If your child is considering enrolling in an honors college or honors program, this article can help you understand what an honors school is all about. If you are a parent of a superior, talented, gifted student and you are concerned about the challenges your child will face in a series of honors classes, this article can help you understand what to expect. The following article is written by John S. Grady, former Director of the University Honors Program at La Salle University, and he will give his unique parental insight into honors courses, the honors experience, and honors education.
Having experienced the college selection process firsthand as a parent of five children, each of whom is a graduate of the La Salle University Honors Program, I can appreciate some of your concerns. Given the intellectual talents your child has demonstrated, the task of college selection can be even more formidable. In addition to addressing that challenge, I have attempted to respond to other parents’ concerns throughout the three decades I have served as an honors program director. With this dual perspective of parent and director, I hope what follows proves to be helpful.
An honors program raises real concerns
Although each parent has concerns specific to his or her child and situation, I believe there are four major ones that parents and students have mentioned consistently over the years. In no particular order of importance, they are:
- the fear of taking on too much, too soon with participation in an honors program or honors college
- the fear of being labeled “elitist”
- the desire to participate to the fullest in the total undergraduate experience
- the parent’s natural desire to be kept informed of the student’s progress
An honors program: too much, too soon?
Some students will be apprehensive about taking on the challenge participation in honors presents. They might question their ability to compete with some of the most intellectually gifted students on the campus. But, if you reflect for a minute and recall their track record, these are students who have established a pattern of willingness to accept academic risks. They have been challenged by the best at every level and they have succeeded. Quite possibly, one of the factors that contributed significantly to that success was their acceptance of that challenge. Their history is not to be denied and, other things being equal, there is every reason to believe they will continue to excel at this next level.

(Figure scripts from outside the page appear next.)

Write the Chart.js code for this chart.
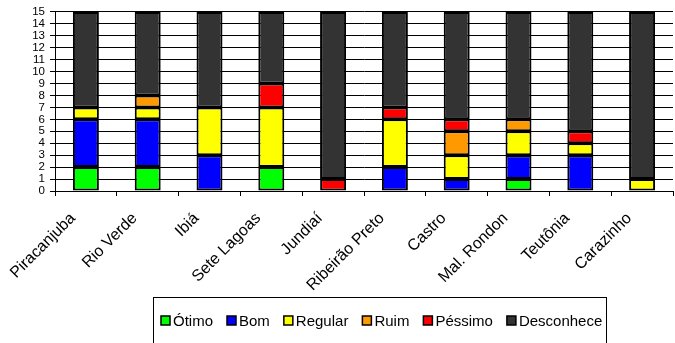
<!DOCTYPE html>
<html>
<head>
<meta charset="utf-8">
<script src="https://cdn.jsdelivr.net/npm/chart.js@4"></script>
<style>
html,body{margin:0;padding:0;background:#fff;}
#wrap{width:675px;height:343px;}
</style>
</head>
<body>
<div id="wrap"><canvas id="c" width="675" height="343"></canvas></div>
<script>
const categories = ["Piracanjuba","Rio Verde","Ibiá","Sete Lagoas","Jundiaí","Ribeirão Preto","Castro","Mal. Rondon","Teutônia","Carazinho"];
const otimo      = [2,2,0,2,0,0,0,1,0,0];
const bom        = [4,4,3,0,0,2,1,2,3,0];
const regular    = [1,1,4,5,0,4,2,2,1,1];
const ruim       = [0,1,0,0,0,0,2,1,0,0];
const pessimo    = [0,0,0,2,1,1,1,0,1,0];
const desconhece = [8,7,8,6,14,8,9,9,10,14];
const yTicks = [0,1,2,3,4,5,6,7,8,9,10,11,12,13,14,15];

const seriesNames = ["Ótimo","Bom","Regular","Ruim","Péssimo","Desconhece"];
const seriesData = [otimo,bom,regular,ruim,pessimo,desconhece];
const colors = ["#00FF00","#0000FF","#FFFF00","#FF9900","#FF0000","#333333"];

const FONT = "'Liberation Sans', Arial, sans-serif";

// Legend drawn from the chart's datasets, inside a framed box
const framedLegend = {
  id:'framedLegend',
  afterDraw(chart){
    const ctx = chart.ctx;
    const frame = {left:153, right:606, top:297};
    ctx.save();
    ctx.strokeStyle = '#000';
    ctx.lineWidth = 1;
    ctx.strokeRect(frame.left+0.5, frame.top+0.5, frame.right-frame.left, 80);
    ctx.font = "15px " + FONT;
    ctx.textBaseline = 'middle';
    const box = 9, gapText = 3, gapItem = 14;
    const items = chart.data.datasets.map(ds=>({text:ds.label, color:ds.backgroundColor, w:ctx.measureText(ds.label).width}));
    const total = items.reduce((s,it)=>s+box+gapText+it.w,0) + gapItem*(items.length-1);
    let x = Math.round((frame.left+frame.right)/2 - total/2) + 2;
    const cy = 321;
    items.forEach(it=>{
      ctx.fillStyle = it.color;
      ctx.fillRect(x, cy-5, box, box);
      ctx.strokeStyle = '#000';
      ctx.lineWidth = 1.5;
      ctx.strokeRect(x, cy-5, box, box);
      ctx.fillStyle = '#000';
      ctx.fillText(it.text, x+box+gapText, cy+1);
      x += box+gapText+it.w+gapItem;
    });
    ctx.restore();
  }
};

new Chart(document.getElementById('c'), {
  type:'bar',
  data:{
    labels: categories,
    datasets: seriesData.map((d,i)=>({
      label: seriesNames[i],
      data: d,
      backgroundColor: colors[i],
      borderColor:'#000',
      borderWidth:2,
      borderSkipped:false,
      categoryPercentage:1,
      barPercentage:0.42
    }))
  },
  options:{
    responsive:false,
    animation:false,
    devicePixelRatio:1,
    layout:{padding:{left:0,right:2,top:8,bottom:42}},
    scales:{
      x:{
        stacked:true,
        offset:true,
        afterFit(scale){ scale.height = 110; },
        grid:{display:true, drawOnChartArea:false, offset:true, tickLength:5, color:'#000'},
        border:{color:'#000', width:1},
        ticks:{color:'#000', font:{family:FONT, size:16}, minRotation:45, maxRotation:45, autoSkip:false, padding:13, labelOffset:-13}
      },
      y:{
        stacked:true,
        min:0, max:15,
        afterBuildTicks(scale){ scale.ticks = yTicks.map(v=>({value:v})); },
        afterFit(scale){ scale.width = 55; },
        grid:{color:'#000', lineWidth:1, tickLength:5},
        border:{color:'#000', width:1},
        ticks:{color:'#000', font:{family:FONT, size:11.5}, padding:5, autoSkip:false}
      }
    },
    plugins:{
      legend:{display:false},
      tooltip:{enabled:false}
    }
  },
  plugins:[framedLegend]
});
</script>
</body>
</html>
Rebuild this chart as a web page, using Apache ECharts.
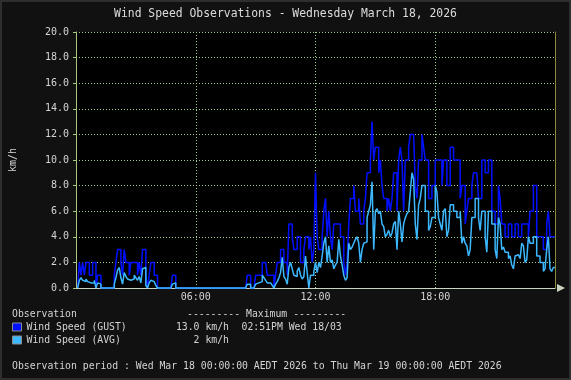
<!DOCTYPE html>
<html>
<head>
<meta charset="utf-8">
<script src="https://cdn.jsdelivr.net/npm/echarts@6/dist/echarts.min.js"></script>
<style>
html,body{margin:0;padding:0;background:#111;}
#wrap{position:relative;width:571px;height:380px;}
#chart{width:571px;height:380px;}
#frame{position:absolute;left:0;top:0;width:567px;height:376px;border:2px solid #2e2e2e;pointer-events:none;}
</style>
</head>
<body>
<div id="wrap"><div id="chart"></div><div id="frame"></div></div>
<script>
// ---- data (5-minute samples, 00:05 .. 24:00) ----
const TITLE = 'Wind Speed Observations - Wednesday March 18, 2026';
const SERIES_NAMES = ['Wind Speed (GUST)', 'Wind Speed (AVG)'];
const STEP_MIN = 5;
const X_TICK_LABELS = ['00:00', '06:00', '12:00', '18:00', '24:00'];
const GUST = [
  0,0,2,1,2,1,2,2,1,1,2,2,0,1,1,0,
  0,0,0,0,0,0,0,
  1,2,3,3,2,1,3,2,2,1,2,2,2,2,1,2,1,3,3,1,0,1,2,2,1,1,
  0,0,0,0,0,0,0,0,0,
  1,1,
  0,0,0,0,0,0,0,0,0,0,0,0,0,0,0,0,0,0,0,0,0,0,0,0,0,0,0,0,0,0,0,0,0,0,0,0,0,0,0,0,0,0,0,
  1,1,
  0,0,0,
  1,1,1,1,2,2,2,1,1,1,
  1,0,1,
  2,2,3,3,2,2,1,5,5,4,
  3,3,4,4,2,2,3,4,4,3,
  4,2,3,9,4,3,3,4,6,7,
  4,6,4,3,5,5,5,5,4,4,
  2,1,2,5,7,7,8,6,6,7,
  5,5,6,7,9,9,10,13,10,11,
  11,9,10,8,7,7,6,7,6,7,
  9,9,6,10,11,10,6,10,10,11,
  12,12,12,8,7,10,10,12,11,10,
  10,7,7,8,8,10,10,10,10,8,
  10,10,8,8,11,11,10,10,10,10,
  7,8,8,5,6,7,7,8,9,9,
  9,7,7,10,10,9,9,10,10,6,
  6,5,5,8,7,5,5,4,4,5,
  5,4,4,5,5,4,4,5,5,5,
  5,4,6,6,8,8,4,4,4,4,
  3,3,5,6,4,4,4
];
const AVG = [
  0,0,0.6,0.8,0.6,0.5,0.7,0.5,0.4,0.4,0.4,0.6,0,0.4,0.3,0,
  0,0,0,0,0,0,0,
  0.3,0.8,1.4,1.6,0.8,0.3,1.2,0.9,0.7,0.6,0.5,0.7,1.0,0.8,0.6,0.9,0.4,1.5,1.6,0.2,0,0.4,0.6,0.5,0.4,0.2,
  0,0,0,0,0,0,0,0,0,
  0.3,0.4,
  0,0,0,0,0,0,0,0,0,0,0,0,0,0,0,0,0,0,0,0,0,0,0,0,0,0,0,0,0,0,0,0,0,0,0,0,0,0,0,0,0,0,0,
  0.3,0.3,
  0,0,0,
  0.3,0.4,0.4,0.5,1.0,0.8,0.6,0.4,0.4,0.3,
  0.2,0,0.3,
  0.5,0.8,1.2,2.4,0.9,0.7,0.3,1.6,2.0,1.5,
  1.0,0.9,1.3,1.6,1.0,0.7,0.9,2.5,1.2,0,
  1.0,1.0,1.3,2.0,1.2,2.0,1.6,2.5,3.5,4.0,
  2.0,3.3,2.0,2.2,1.5,1.8,2.0,3.8,2.5,1.8,
  1.0,0.6,0.8,3.5,3.0,3.2,3.5,3.8,4.0,3.5,
  2.0,3.0,3.5,3.6,5.5,6.0,6.5,8.3,3.0,6.0,
  6.2,5.8,6.0,5.0,4.8,4.0,4.2,4.5,4.0,4.3,
  5.0,5.2,3.0,6.0,5.0,3.6,5.0,5.5,5.8,6.0,
  7.5,9.0,8.5,5.0,3.8,6.5,7.0,8.0,8.0,6.0,
  6.0,4.5,4.8,5.5,5.5,8.0,7.5,5.5,5.0,4.5,
  6.0,6.2,4.0,4.5,6.5,6.5,6.0,6.0,5.5,5.5,
  6.0,3.5,4.0,3.5,3.3,2.5,3.0,5.5,5.5,7.0,
  7.0,5.5,4.5,6.0,6.0,4.0,2.8,6.0,6.0,5.0,
  5.0,3.0,2.3,5.5,5.0,3.0,3.2,2.8,2.8,2.3,
  2.5,1.8,1.5,2.5,2.6,2.5,2.3,3.5,3.3,2.0,
  2.2,4.0,3.5,3.5,4.0,4.0,2.5,2.5,2.0,2.0,
  1.3,1.5,3.0,4.0,1.5,1.3,1.6
];
const MAX_TEXT = ['13.0 km/h', '2 km/h'];
const MAX_TIME_TEXT = ['02:51PM Wed 18/03', ''];
const PERIOD_TEXT = 'Observation period : Wed Mar 18 00:00:00 AEDT 2026 to Thu Mar 19 00:00:00 AEDT 2026';

// ---- chart ----
const FONT = '"DejaVu Sans Mono", monospace';
const TXT = '#d4d4d4';
const GRID_C = '#9fcf8f';
const AXIS_C = '#a6c880';
const COLORS = ['#0010ff', '#3cb8ff'];

const toPairs = arr => arr.map((v, i) => [(i + 1) * STEP_MIN, v]);

const chart = echarts.init(document.getElementById('chart'), null, {renderer: 'canvas'});
const legendFont = '9.8px ' + FONT;
chart.setOption({
  backgroundColor: '#111111',
  animation: false,
  title: {
    text: TITLE, left: 'center', top: 9, padding: 0,
    textStyle: {color: '#dcdcdc', fontSize: 11.4, fontWeight: 'normal', fontFamily: FONT}
  },
  grid: {left: 75, right: 16, top: 32, bottom: 92, show: true, backgroundColor: '#000', borderWidth: 0},
  xAxis: [{
    type: 'value', min: 0, max: 1440, interval: 360,
    axisLine: {show: true, onZero: false, lineStyle: {color: '#c8d4c0', width: 1},
      symbol: ['none', 'triangle'], symbolSize: [8, 8], symbolOffset: [0, 6]},
    axisTick: {show: false},
    axisLabel: {color: TXT, fontSize: 10, fontFamily: FONT, margin: 4,
      showMinLabel: false, showMaxLabel: false,
      formatter: v => X_TICK_LABELS[Math.round(v / 360)]},
    splitLine: {show: true, lineStyle: {color: GRID_C, type: [1, 2], width: 1}}
  }],
  yAxis: [{
    type: 'value', min: 0, max: 20, interval: 2,
    axisLine: {show: true, lineStyle: {color: AXIS_C}},
    axisTick: {show: true, length: 3, lineStyle: {color: AXIS_C}},
    axisLabel: {color: TXT, fontSize: 10, fontFamily: FONT, margin: 7, formatter: v => v.toFixed(1)},
    splitLine: {show: true, lineStyle: {color: GRID_C, type: [1, 2], width: 1}},
    name: 'km/h', nameLocation: 'middle', nameGap: 58,
    nameTextStyle: {color: TXT, fontSize: 10, fontFamily: FONT}
  }, {
    type: 'value', min: 0, max: 20, interval: 2, position: 'right',
    axisLine: {show: true, lineStyle: {color: '#8a8a38'}},
    axisTick: {show: false}, axisLabel: {show: false}, splitLine: {show: false}
  }],
  legend: {
    data: SERIES_NAMES, orient: 'vertical', left: 12, top: 322, padding: 0,
    itemWidth: 9, itemHeight: 8, itemGap: 3, icon: 'rect', selectedMode: false,
    itemStyle: {borderColor: '#8c8c8c', borderWidth: 1},
    textStyle: {color: TXT, fontSize: 9.8, fontFamily: FONT, lineHeight: 10, padding: [0, 0, 0, 0]}
  },
  graphic: [
    {type: 'text', x: 12, y: 314.7, style: {text: 'Observation', fill: TXT, font: legendFont, verticalAlign: 'middle'}},
    {type: 'text', x: 187, y: 314.7, style: {text: '--------- Maximum ---------', fill: TXT, font: legendFont, verticalAlign: 'middle'}},
    {type: 'text', x: 229, y: 327.3, style: {text: MAX_TEXT[0], fill: TXT, font: legendFont, align: 'right', verticalAlign: 'middle'}},
    {type: 'text', x: 241.5, y: 327.3, style: {text: MAX_TIME_TEXT[0], fill: TXT, font: legendFont, verticalAlign: 'middle'}},
    {type: 'text', x: 229, y: 340.3, style: {text: MAX_TEXT[1], fill: TXT, font: legendFont, align: 'right', verticalAlign: 'middle'}},
    {type: 'text', x: 12, y: 366.3, style: {text: PERIOD_TEXT, fill: TXT, font: legendFont, verticalAlign: 'middle'}}
  ],
  series: [{
    name: SERIES_NAMES[0], type: 'line', step: 'start', showSymbol: false, clip: false,
    data: toPairs(GUST), color: COLORS[0], lineStyle: {width: 1.5, color: COLORS[0]}, z: 3
  }, {
    name: SERIES_NAMES[1], type: 'line', step: 'start', showSymbol: false, clip: false,
    data: toPairs(AVG), color: COLORS[1], lineStyle: {width: 1.5, color: COLORS[1]}, z: 4
  }]
});
</script>
</body>
</html>
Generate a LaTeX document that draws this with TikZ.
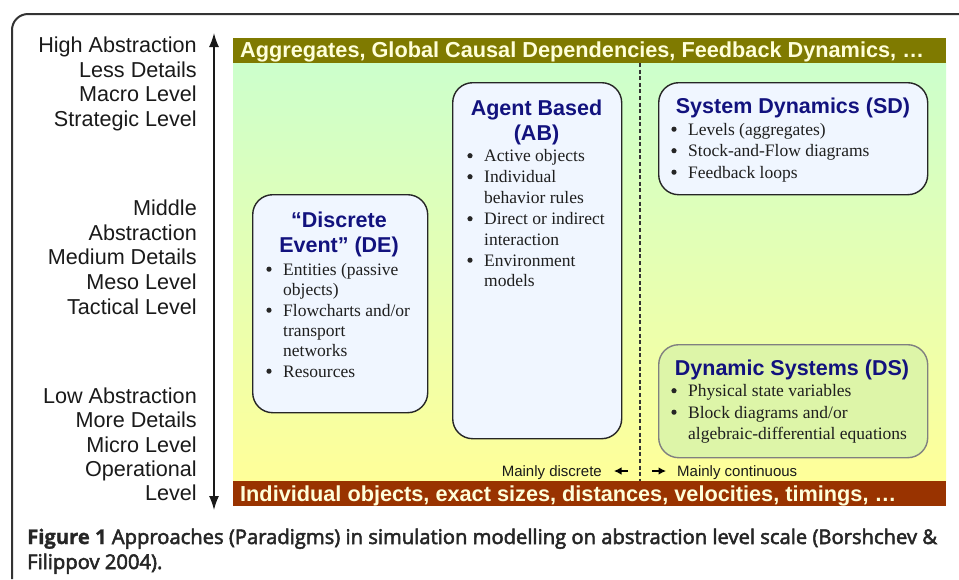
\documentclass[tikz,border=0pt]{standalone}
\usepackage{fontspec}
\setmainfont{Liberation Serif}
\newfontfamily\arialf{Liberation Sans}
\newfontfamily\capfont[FakeBold=1.2]{Open Sans}
\newfontfamily\capsemi[FakeBold=2.6]{Open Sans}
\usetikzlibrary{arrows.meta}
\definecolor{topgreen}{HTML}{CCFFCC}
\definecolor{botyellow}{HTML}{FFFF99}
\definecolor{olivebar}{HTML}{7F7A00}
\definecolor{rustbar}{HTML}{993300}
\definecolor{titleblue}{HTML}{12127E}
\definecolor{boxfill}{HTML}{F0F6FF}
\definecolor{dsfill}{HTML}{DDF5A8}
\definecolor{bartext}{HTML}{FFFFDA}
\definecolor{framegray}{HTML}{333333}
\definecolor{lbltext}{HTML}{1A1A1A}
\definecolor{captext}{HTML}{262626}
\newcommand\itm[3]{\fill[black!85] (#1-14,#2-5.8) circle (2.6pt);
  \node[btxt, anchor=base west] at (#1,#2) {#3};}
\newcommand\cnt[3]{\node[btxt, anchor=base west] at (#1,#2) {#3};}
\begin{document}
\begin{tikzpicture}[x=1pt,y=-1pt,
  lbl/.style={inner sep=0pt, text=lbltext, font=\arialf\fontsize{21.6}{26}\selectfont},
  bartxt/.style={inner sep=0pt, text=bartext, font=\arialf\bfseries\fontsize{21.7}{26}\selectfont},
  ttl/.style={inner sep=0pt, text=titleblue, font=\arialf\bfseries\fontsize{21.5}{26}\selectfont},
  btxt/.style={inner sep=0pt, text=black!88, font=\fontsize{17.5}{21}\selectfont},
  small/.style={inner sep=0pt, text=lbltext, font=\arialf\fontsize{15}{18}\selectfont},
  pbox/.style={draw=black!85, line width=1.4pt, rounded corners=20pt, fill=boxfill, inner sep=0pt, anchor=north west},
  dsbox/.style={draw=black!50, line width=1.4pt, rounded corners=20pt, fill=dsfill, inner sep=0pt, anchor=north west},
  bar/.style={inner sep=0pt, anchor=north west, minimum width=713pt, minimum height=25pt},
  dashline/.style={draw=framegray, line width=1.3pt, dash pattern=on 4pt off 2.6pt},
  captxt/.style={inner sep=0pt, text=captext, font=\capsemi\fontsize{20.2}{24}\selectfont}
]
\useasboundingbox (0,0) rectangle (959,579);
\fill[white] (0,0) rectangle (959,579);
% outer frame
\coordinate (fbl) at (12,579);
\coordinate (ftl) at (12,14);
\coordinate (ftr) at (959,14);
\draw[framegray, line width=2pt, rounded corners=16pt] (fbl) -- (ftl) -- (ftr);
% gradient panel
\shade[top color=topgreen, bottom color=botyellow] (233,62) rectangle (946,482);
\node[bar, fill=olivebar] (topbar) at (233,38) {};
\node[bar, fill=rustbar, minimum height=25.5pt] (botbar) at (233,480.5) {};
\node[bartxt, anchor=base west] (toptxt) at (240,57) {Aggregates, Global Causal Dependencies, Feedback Dynamics, …};
\node[bartxt, anchor=base west] (bottxt) at (240,501) {Individual objects, exact sizes, distances, velocities, timings, …};
% dashed divider
\coordinate (dtop) at (640,63);
\coordinate (dbot) at (640,481);
\draw[dashline] (dtop) -- (dbot);
% abstraction arrow
\coordinate (atop) at (214,33);
\coordinate (abot) at (214,510);
\draw[line width=1.5pt, black!90, {Latex[length=14pt,width=10pt]}-{Latex[length=14pt,width=10pt]}] (atop) -- (abot);
% left labels
\node[lbl, anchor=base east] (l1) at (197,52) {High Abstraction};
\node[lbl, anchor=base east] (l2) at (197,77) {Less Details};
\node[lbl, anchor=base east] (l3) at (197,101.5) {Macro Level};
\node[lbl, anchor=base east] (l4) at (197,126) {Strategic Level};
\node[lbl, anchor=base east] (m1) at (197,215) {Middle};
\node[lbl, anchor=base east] (m2) at (197,240) {Abstraction};
\node[lbl, anchor=base east] (m3) at (197,264.5) {Medium Details};
\node[lbl, anchor=base east] (m4) at (197,289) {Meso Level};
\node[lbl, anchor=base east] (m5) at (197,314) {Tactical Level};
\node[lbl, anchor=base east] (b1) at (197,403) {Low Abstraction};
\node[lbl, anchor=base east] (b2) at (197,427.5) {More Details};
\node[lbl, anchor=base east] (b3) at (197,452) {Micro Level};
\node[lbl, anchor=base east] (b4) at (197,476) {Operational};
\node[lbl, anchor=base east] (b5) at (197,500.5) {Level};
% boxes
\node[pbox, minimum width=175pt, minimum height=218pt] (de) at (252,194) {};
\node[pbox, minimum width=169pt, minimum height=356pt] (ab) at (452,82) {};
\node[pbox, minimum width=269pt, minimum height=112pt] (sd) at (658,82) {};
\node[dsbox, minimum width=269pt, minimum height=113pt] (ds) at (658,344) {};
% DE
\node[ttl, anchor=base] (detitle1) at (339,227) {“Discrete};
\node[ttl, anchor=base] (detitle2) at (339,252.5) {Event” (DE)};
\itm{283}{275}{Entities (passive}
\cnt{283}{295.5}{objects)}
\itm{283}{316}{Flowcharts and/or}
\cnt{283}{336.5}{transport}
\cnt{283}{356.5}{networks}
\itm{283}{377}{Resources}
% AB
\node[ttl, anchor=base] (abtitle1) at (536.5,115) {Agent Based};
\node[ttl, anchor=base] (abtitle2) at (536.5,140) {(AB)};
\itm{484}{161.5}{Active objects}
\itm{484}{182.5}{Individual}
\cnt{484}{203}{behavior rules}
\itm{484}{224.5}{Direct or indirect}
\cnt{484}{245}{interaction}
\itm{484}{266}{Environment}
\cnt{484}{286.5}{models}
% SD
\node[ttl, anchor=base] (sdtitle) at (793,113) {System Dynamics (SD)};
\itm{688}{135}{Levels (aggregates)}
\itm{688}{156.5}{Stock-and-Flow diagrams}
\itm{688}{178}{Feedback loops}
% DS
\node[ttl, anchor=base] (dstitle) at (792,375) {Dynamic Systems (DS)};
\itm{688}{396.5}{Physical state variables}
\itm{688}{418}{Block diagrams and/or}
\cnt{688}{439}{algebraic-differential equations}
% mainly labels
\node[small, anchor=base east] (mdisc) at (602,476.5) {Mainly discrete};
\node[small, anchor=base west] (mcont) at (677,476.5) {Mainly continuous};
\coordinate (dl1) at (628,471);
\coordinate (dl2) at (614,471);
\coordinate (dr1) at (652,471);
\coordinate (dr2) at (666,471);
\draw[line width=1.1pt, -{Latex[length=7.5pt,width=7.5pt]}] (dl1) -- (dl2);
\draw[line width=1.1pt, -{Latex[length=7.5pt,width=7.5pt]}] (dr1) -- (dr2);
% caption
\node[captxt, anchor=base west] (cap1) at (27,544) {{\capfont\bfseries Figure 1} Approaches (Paradigms) in simulation modelling on abstraction level scale (Borshchev \&};
\node[captxt, anchor=base west] (cap2) at (27,569) {Filippov 2004).};
\end{tikzpicture}
\end{document}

Honors college doesn’t make a person “elitist”
No one would deny that different people have been blessed with different talents, and many have exceptional talents. There are differences among individuals and we would be remiss if we did not recognize and address them. Colleges and universities have long recognized differences in physical and athletic abilities. Some gifted athletes participate at one level, others less gifted at a somewhat different level. Is this anything more than the recognition and addressing of different endowments? Should this be any less true when the gifts are intellectual? That some students, such as your child, possess these intellectual gifts—that they constitute an academic elite, if you will—is simply a fact. One of the purposes of an honors program is to recognize this fact and provide those students with the means necessary to develop their talents. I do not see this as being elitist; I see it as being responsible.
Honors courses do not weaken the undergraduate experience
If you examine the structure of most honors programs carefully, you will recognize that, in all cases, a student is only “part-time” in honors classes. Typically, an honors program student will be completing core or general education requirements in honors courses while pursuing major courses and electives in the general curriculum. Such a structure belies identification as separatist, since the vast majority of the students’ class time will be outside honors. Rather than encouraging withdrawal from the full undergraduate experience, the honors program student is encouraged to lead in broad areas that will further develop talents. Ironically, then, the honors program student is both part of the full community and the honors community, reaping the varied benefits of full participation in each. Indeed, honors program students have been exceptional at building bridges that unite. Again, in most cases, this has been simply one more extension of a student’s prior academic history.
Honors classes inform the students, not the parents
For many, a child’s advancement to college represents the first extended separation from family. As a parent or guardian, we want to be kept apprised of progress, as well as difficulty; we want to continue to parent. While this can certainly be accomplished, you must be cognizant of limitations imposed by law. Since most college students have reached the age of 18, their right to privacy, including college activities in and out of the classroom, is protected by law. As a professor or as an honors program director, I am not permitted to reveal your child’s academic, social, disciplinary, etc., records to you without his or her permission. So, as a parent like you, I want every possible assurance the environment in which my child will learn, socialize, and grow will be a nurturing and caring one, one that addresses the development of the whole person, as well as demanding the best of that person. This is what we attempt to create in the honors communities.
An honors program steps into your shoes
I would like to conclude, as I began, on a personal note. Having seen more than 1,600 students complete their honors education and move on to successful careers and productive lives has been most rewarding. This has been particularly so in the case of my own children, who often speak to how valuable their honors experience was in strengthening their values and shaping their careers. My two daughters completed their legal studies and are now attorneys with major national law firms—one specializing in litigation and the other in employment law. One son had been a prosecutor for five years and now has his own practice; his brother completed his M.P.P. degree and works in economic development. Given my own experience, there is no doubt in my mind that the honors program experience was the best possible alternative to in loco parentis.